(What to produce):
Go through the lines below and copy each one that holds the string "React".

(Stored rows):
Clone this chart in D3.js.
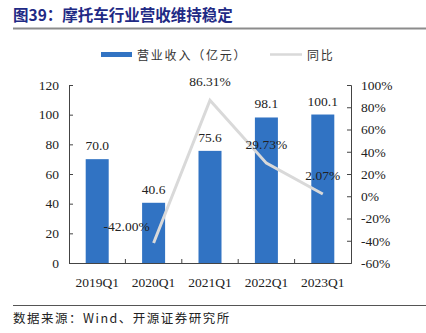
==
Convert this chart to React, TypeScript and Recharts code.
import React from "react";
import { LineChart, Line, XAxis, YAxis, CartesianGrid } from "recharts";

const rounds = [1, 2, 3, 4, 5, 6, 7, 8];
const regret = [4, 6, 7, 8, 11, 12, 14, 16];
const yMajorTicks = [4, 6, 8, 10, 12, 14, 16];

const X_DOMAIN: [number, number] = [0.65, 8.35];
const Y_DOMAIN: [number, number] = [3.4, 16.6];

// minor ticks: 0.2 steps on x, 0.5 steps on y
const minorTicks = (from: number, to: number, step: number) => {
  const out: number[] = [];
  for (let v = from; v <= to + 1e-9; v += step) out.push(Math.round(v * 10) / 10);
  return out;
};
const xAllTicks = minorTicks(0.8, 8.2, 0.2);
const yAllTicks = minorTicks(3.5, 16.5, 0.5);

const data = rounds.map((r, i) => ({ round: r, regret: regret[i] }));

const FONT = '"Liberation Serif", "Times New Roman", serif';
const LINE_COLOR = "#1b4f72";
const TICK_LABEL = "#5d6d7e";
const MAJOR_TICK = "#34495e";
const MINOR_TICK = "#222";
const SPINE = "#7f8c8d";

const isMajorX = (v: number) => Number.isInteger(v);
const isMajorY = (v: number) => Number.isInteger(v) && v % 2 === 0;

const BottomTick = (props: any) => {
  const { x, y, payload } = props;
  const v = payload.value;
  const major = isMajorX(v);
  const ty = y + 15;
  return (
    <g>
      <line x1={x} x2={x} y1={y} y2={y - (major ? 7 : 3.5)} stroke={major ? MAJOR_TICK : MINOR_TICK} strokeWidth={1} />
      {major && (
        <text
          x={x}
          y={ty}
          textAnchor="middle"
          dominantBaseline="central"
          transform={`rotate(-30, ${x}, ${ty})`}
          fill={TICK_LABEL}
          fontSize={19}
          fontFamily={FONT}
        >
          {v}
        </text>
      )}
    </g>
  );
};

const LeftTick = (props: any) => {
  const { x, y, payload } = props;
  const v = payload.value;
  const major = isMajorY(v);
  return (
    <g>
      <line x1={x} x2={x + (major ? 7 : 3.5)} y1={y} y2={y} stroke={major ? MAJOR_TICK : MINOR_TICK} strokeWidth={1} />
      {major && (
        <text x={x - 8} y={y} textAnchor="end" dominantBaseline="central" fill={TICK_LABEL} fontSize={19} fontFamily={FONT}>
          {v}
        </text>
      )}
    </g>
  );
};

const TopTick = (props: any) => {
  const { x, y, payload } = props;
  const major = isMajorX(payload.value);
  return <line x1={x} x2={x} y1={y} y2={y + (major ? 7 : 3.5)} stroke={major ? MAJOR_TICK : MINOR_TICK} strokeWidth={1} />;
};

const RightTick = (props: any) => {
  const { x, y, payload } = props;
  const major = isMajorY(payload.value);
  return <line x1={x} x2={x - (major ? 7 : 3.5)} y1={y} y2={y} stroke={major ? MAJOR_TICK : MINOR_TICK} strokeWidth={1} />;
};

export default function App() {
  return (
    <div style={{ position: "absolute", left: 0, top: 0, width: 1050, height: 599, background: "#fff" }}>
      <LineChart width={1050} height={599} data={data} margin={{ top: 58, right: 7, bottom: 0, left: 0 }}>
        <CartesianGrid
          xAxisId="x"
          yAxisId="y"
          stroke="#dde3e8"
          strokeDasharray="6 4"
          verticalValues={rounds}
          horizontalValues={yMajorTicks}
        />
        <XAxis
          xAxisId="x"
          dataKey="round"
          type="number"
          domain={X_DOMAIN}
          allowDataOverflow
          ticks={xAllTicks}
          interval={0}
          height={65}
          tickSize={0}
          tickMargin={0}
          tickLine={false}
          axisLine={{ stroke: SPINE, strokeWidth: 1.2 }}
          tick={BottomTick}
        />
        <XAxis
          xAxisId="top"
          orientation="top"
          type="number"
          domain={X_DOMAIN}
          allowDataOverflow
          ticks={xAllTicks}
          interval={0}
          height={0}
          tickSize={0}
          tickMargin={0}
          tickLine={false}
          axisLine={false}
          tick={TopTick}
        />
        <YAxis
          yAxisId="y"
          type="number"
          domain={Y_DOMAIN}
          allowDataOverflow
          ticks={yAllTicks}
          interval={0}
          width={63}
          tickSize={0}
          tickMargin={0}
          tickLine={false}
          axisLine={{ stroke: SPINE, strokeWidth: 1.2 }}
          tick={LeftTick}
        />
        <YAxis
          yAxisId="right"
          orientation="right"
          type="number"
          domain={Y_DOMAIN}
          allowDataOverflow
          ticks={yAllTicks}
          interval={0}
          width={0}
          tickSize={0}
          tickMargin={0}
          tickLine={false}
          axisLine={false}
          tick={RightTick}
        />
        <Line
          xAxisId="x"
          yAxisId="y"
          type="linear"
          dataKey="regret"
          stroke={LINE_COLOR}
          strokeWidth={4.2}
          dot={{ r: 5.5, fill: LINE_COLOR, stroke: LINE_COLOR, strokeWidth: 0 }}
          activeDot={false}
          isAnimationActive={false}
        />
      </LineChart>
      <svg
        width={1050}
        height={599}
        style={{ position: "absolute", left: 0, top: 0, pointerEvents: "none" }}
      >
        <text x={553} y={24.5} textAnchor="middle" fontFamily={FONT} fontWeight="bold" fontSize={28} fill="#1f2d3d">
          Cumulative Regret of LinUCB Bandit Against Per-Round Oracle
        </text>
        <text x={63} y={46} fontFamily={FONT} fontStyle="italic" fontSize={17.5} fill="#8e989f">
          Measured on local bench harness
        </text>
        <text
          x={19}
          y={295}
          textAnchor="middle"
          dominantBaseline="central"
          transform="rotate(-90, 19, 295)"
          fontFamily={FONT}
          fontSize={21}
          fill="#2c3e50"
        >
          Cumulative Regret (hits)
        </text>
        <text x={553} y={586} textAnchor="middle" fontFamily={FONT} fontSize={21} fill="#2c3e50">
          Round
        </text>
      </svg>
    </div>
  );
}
==
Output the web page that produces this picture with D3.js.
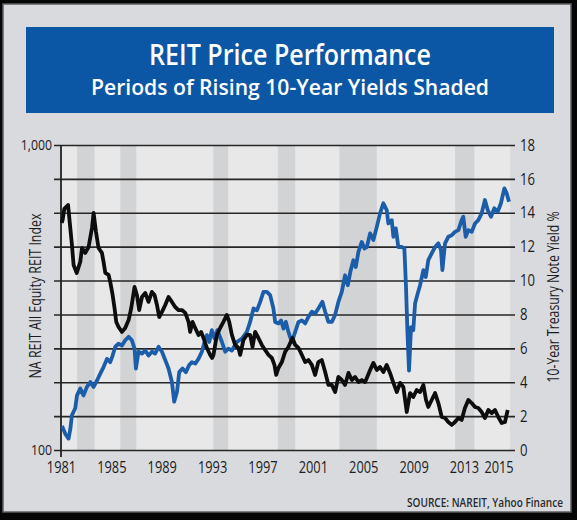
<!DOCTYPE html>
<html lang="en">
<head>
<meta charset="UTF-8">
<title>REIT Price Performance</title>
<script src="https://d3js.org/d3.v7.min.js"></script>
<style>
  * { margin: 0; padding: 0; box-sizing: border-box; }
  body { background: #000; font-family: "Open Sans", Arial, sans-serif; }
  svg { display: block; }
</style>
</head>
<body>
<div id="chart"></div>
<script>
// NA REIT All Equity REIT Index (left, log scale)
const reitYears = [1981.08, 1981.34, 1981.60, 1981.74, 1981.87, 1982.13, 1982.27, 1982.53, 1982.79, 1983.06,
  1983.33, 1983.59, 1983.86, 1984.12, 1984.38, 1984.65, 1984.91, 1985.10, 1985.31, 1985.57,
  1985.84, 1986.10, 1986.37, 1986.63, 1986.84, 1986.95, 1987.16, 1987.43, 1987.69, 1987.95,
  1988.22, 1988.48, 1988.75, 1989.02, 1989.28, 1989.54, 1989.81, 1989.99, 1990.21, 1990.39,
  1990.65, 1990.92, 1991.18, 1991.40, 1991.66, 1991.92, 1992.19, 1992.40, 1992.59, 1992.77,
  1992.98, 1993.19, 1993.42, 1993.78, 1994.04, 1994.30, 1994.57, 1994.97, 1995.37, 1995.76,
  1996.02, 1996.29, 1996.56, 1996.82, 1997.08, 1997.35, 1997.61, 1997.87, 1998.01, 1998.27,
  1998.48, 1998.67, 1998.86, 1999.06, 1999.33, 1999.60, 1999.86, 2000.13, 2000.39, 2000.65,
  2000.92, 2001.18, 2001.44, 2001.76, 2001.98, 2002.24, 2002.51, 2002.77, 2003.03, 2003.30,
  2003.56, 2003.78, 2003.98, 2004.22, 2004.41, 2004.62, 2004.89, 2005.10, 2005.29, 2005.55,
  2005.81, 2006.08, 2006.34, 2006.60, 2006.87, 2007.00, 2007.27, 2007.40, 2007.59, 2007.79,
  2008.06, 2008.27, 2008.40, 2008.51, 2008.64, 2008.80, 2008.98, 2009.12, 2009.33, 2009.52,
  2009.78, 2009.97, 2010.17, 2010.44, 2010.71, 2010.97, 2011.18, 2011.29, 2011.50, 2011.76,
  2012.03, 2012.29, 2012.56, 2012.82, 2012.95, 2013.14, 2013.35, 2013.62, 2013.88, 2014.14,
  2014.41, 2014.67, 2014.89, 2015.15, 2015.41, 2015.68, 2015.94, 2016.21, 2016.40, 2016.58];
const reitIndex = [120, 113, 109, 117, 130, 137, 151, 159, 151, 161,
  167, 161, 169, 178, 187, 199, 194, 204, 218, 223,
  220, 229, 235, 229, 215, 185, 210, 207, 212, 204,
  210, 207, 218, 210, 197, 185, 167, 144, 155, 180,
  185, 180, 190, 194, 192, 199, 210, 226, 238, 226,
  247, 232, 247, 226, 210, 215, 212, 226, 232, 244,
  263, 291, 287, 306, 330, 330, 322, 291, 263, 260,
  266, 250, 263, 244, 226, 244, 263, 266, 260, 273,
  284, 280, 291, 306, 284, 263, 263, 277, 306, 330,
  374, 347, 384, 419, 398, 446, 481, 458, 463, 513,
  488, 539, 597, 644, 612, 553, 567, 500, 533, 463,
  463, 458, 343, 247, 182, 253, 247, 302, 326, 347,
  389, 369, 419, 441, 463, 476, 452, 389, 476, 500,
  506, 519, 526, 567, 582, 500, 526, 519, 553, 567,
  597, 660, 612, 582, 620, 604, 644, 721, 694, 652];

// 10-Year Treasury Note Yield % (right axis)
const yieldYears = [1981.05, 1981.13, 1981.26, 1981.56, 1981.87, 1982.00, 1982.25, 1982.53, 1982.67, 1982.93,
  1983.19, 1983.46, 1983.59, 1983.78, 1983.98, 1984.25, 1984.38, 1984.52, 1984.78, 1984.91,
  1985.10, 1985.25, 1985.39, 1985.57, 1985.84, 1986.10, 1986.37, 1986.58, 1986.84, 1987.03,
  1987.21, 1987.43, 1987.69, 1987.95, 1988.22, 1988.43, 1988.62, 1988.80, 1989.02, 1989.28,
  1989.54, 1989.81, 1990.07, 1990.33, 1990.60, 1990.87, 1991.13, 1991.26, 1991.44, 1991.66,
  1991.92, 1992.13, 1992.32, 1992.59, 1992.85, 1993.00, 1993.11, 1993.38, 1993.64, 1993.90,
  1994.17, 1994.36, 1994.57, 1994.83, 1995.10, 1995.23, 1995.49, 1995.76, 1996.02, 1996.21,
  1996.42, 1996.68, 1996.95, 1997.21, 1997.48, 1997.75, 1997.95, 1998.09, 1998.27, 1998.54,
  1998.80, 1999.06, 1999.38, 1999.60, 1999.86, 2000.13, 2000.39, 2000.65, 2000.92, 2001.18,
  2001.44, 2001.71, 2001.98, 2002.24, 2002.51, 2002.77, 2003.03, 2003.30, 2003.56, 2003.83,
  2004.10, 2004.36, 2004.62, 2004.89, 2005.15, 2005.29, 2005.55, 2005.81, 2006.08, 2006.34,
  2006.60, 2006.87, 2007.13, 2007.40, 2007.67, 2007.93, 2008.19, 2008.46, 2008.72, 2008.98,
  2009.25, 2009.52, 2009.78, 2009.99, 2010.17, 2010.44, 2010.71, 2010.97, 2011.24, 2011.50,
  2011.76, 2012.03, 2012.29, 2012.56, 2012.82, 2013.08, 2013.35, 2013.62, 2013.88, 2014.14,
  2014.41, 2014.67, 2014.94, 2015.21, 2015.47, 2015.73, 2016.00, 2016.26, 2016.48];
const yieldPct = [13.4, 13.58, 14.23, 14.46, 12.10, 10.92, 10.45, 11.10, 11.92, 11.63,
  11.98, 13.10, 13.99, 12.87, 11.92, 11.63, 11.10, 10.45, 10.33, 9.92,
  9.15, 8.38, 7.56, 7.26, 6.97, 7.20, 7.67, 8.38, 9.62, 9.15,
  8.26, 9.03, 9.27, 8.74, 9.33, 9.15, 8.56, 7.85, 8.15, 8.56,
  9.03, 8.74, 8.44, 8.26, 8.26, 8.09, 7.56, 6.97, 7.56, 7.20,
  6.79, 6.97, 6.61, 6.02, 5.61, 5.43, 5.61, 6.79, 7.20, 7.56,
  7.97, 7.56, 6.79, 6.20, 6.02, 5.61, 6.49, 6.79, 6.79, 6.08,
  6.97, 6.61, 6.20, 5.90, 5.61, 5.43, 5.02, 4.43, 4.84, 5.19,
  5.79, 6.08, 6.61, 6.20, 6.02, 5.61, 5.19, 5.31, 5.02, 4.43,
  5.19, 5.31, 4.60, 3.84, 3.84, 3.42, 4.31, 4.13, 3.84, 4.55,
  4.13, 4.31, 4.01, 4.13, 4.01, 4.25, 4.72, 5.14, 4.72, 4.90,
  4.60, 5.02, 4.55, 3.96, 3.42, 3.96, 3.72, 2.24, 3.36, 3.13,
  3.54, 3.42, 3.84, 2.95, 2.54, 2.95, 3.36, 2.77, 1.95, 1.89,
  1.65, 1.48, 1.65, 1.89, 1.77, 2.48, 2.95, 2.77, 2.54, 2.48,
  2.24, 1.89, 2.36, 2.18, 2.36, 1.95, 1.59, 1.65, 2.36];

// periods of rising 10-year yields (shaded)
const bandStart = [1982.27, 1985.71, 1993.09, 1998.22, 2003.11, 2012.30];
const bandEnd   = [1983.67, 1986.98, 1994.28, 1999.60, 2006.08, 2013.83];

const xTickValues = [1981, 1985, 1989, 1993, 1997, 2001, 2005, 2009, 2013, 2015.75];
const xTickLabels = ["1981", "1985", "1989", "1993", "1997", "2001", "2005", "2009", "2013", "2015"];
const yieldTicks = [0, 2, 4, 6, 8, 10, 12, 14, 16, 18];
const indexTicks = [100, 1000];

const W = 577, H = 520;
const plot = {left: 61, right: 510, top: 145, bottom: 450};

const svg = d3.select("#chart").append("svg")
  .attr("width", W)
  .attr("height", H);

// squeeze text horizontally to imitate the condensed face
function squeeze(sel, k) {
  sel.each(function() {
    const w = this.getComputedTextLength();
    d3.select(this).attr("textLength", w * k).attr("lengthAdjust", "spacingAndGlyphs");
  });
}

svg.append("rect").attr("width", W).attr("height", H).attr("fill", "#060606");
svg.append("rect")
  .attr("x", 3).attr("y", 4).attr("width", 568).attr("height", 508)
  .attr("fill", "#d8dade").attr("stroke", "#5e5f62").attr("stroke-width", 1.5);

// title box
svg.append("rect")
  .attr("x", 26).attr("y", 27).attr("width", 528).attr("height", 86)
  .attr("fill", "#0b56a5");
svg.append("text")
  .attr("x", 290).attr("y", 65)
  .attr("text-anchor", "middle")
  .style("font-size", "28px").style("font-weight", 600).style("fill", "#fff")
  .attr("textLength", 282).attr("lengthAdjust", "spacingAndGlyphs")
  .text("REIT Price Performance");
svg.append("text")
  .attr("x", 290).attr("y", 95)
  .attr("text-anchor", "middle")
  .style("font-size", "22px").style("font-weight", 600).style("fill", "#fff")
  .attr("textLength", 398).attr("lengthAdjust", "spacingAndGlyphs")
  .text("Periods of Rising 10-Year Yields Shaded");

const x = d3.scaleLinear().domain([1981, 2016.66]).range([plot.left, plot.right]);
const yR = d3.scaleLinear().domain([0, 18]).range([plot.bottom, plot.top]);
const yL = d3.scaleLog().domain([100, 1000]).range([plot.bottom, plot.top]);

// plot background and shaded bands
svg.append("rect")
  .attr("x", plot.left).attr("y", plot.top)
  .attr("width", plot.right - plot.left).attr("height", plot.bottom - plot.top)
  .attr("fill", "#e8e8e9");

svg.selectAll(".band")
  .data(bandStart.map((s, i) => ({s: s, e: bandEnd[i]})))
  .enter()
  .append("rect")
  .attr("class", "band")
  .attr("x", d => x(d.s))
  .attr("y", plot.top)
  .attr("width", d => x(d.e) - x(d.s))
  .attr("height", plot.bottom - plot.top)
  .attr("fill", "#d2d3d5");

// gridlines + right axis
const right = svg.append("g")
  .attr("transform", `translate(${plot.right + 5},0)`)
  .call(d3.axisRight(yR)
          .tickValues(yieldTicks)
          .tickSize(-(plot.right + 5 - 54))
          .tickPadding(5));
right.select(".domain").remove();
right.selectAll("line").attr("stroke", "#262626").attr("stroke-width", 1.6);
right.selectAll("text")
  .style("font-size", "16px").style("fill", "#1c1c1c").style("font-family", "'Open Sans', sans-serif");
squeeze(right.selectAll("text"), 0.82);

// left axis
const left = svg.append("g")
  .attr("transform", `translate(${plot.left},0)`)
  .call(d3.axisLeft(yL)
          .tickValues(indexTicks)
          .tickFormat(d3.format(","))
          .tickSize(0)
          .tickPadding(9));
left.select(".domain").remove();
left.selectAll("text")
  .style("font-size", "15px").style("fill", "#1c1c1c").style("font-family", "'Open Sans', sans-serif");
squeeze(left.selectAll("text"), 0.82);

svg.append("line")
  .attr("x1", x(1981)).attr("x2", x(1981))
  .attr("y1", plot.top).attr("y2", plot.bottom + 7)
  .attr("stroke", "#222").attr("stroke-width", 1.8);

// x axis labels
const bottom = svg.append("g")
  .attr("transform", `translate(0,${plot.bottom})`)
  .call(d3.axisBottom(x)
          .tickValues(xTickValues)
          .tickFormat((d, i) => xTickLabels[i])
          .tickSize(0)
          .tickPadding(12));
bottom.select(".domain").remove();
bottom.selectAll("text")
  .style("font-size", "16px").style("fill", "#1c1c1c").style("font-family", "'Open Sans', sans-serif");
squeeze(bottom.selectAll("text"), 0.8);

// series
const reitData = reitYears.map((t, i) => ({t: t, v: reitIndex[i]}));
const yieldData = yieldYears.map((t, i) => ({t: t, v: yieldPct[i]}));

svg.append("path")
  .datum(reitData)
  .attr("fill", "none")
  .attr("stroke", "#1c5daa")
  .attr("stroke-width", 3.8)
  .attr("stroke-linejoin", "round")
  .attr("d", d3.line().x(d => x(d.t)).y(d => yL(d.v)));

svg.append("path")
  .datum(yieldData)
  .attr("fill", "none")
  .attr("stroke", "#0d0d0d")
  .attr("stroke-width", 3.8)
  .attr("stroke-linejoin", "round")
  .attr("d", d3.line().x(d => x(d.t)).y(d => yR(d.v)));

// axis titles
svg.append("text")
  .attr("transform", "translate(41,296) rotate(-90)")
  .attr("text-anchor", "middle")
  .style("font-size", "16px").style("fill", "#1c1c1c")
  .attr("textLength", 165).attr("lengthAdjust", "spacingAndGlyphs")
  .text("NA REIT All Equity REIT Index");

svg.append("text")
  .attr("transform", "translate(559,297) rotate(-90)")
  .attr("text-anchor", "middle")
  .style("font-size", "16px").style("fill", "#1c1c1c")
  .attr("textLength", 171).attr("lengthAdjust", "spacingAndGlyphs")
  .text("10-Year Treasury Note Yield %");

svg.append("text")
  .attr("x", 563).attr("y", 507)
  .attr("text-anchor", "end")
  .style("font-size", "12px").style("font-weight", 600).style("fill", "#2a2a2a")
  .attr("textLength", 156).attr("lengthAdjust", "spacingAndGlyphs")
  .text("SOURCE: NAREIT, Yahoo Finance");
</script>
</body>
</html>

(The solution):
Convert this chart to React, TypeScript and Recharts code.
import React from "react";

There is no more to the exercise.